I have to speak of KOTOR 2's great good first though. The biggest plus is that in many ways it's KOTOR 1.5 -- new quests, new characters, same formula. There are cool new quests. I love the customisation you can pull off with characters. You have so many more options in combat (I love how you have unarmed specialists now). And the locales you visit are pretty damned cool.
Four things I particularly loved:
1) Jedi Potential: Training your characters to become Jedi is insane. It makes you feel a lot closer to the characters and makes you feel that you've accomplished so much more than just revealing more of their past for your amusement.
2) Splitting the Party: A lot of people hate this and I know it can really catch you unawares (ahem, Atton) but I loved it. Again, it makes you feel more in tune with your entire party because you have to make sure you know how to use all of them. I also liked thinking tactically in picking who was good for which mission.

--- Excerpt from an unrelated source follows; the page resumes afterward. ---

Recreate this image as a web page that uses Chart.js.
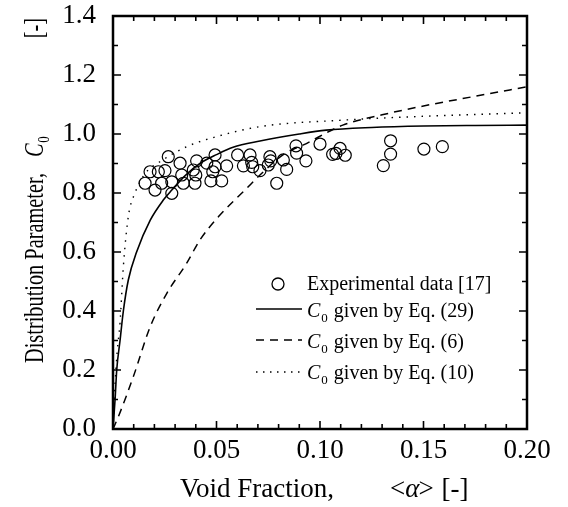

3) Rethinking Right from Wrong: KOTOR 2 makes you rethink your whole outlook on the Force, Light versus Dark and makes you really explore what you’re doing and why. Sometimes, the obvious Light choice really isn’t the Right thing to do. Will giving a beggar 5 credits REALLY help him? Or will it just make him a target? Your character gains experience every time he achieves something —- so by solving other people’s problems, are you “stealing” experience THEY should be gaining? Are you making them weaker by helping them? You may not agree with the viewpoint, but it’s something to think about.
4) Nar Shaddaa: This planet is unreal good. It has an outstanding storyline, is packed with interesting NPCs and quests. And that's before all hell breaks loose towards the end...
Surprisingly where KOTOR 2 loses out the most for me is with the storyline. It builds slowly, deliberately and rather well in one direction... then abandons it and rushes towards an unsatisfactory conclusion. Take one of the villains, Darth Nihilus. He looks evil and foreboding. His power is on an absolutely unimaginable scale. His origins hint at a link to you. Sounds like an interesting character. But he's more underused than Darth Maul, because you're never ever told his story. In fact, you're never even told his NAME -- you just see it pop up as a quest (yes, "Defeat Darth Nihilus"). As Obsidian rushed towards the finish they no doubt cut that introductory cutscene and many others, because the closer you get to the end the more plotholes open up.
KOTOR 2 is a story of self-discovery, not a galaxy rescue mission. And it's a pity, because it could have benefited from being focused and having a point. Towards the end, I really wasn't thinking "Oh my god I'd better go stop them and avert disaster!", more "Oh so that's where the final boss is?". It just didn't drive me in the same way that KOTOR 1's did, didn't give me the same urgency or motivation.
There are also two other major things that bothered me about the story. The first is the Revan factor. Revan's fate is hinted at far too plainly in this one -- and it only serves to highlight his absence. You're basically told Revan is out there, fighting some far more important fight in the nether regions. Look, I'm sorry, but that's just bullshit. It feels less like a cliffhanger and more like a total cop-out. "I'm sorry Princess, but Revan is in another castle!"
The second is that to be honest it doesn't feel like it fits either KOTOR 1 or Star Wars in general. The worlds certainly feel like they've been scarred by war, but there are other things which don't fit. If these Sith Lords are so damned powerful, where were they in Revan's war? Korriban has long been in Star Wars canon as the ancient home of the Sith -- so what's with the "more ancient" Trayus Academy and Malachor? And how did the Jedi "keep the Republic safe for a thousand generations" when KOTOR 2 opens with me as the last Jedi? It just doesn't fit.
Still, KOTOR 2 is a good game. It's not up to the standards of the original, but it's still very much worth playing and an enjoyable enough ride. Ironically, I remember reading 1UP's review and thinking "how can more of the same only be worth an 8?", but that's what I'm thinking too. Funny how actually playing a game can change your mind on a review, huh?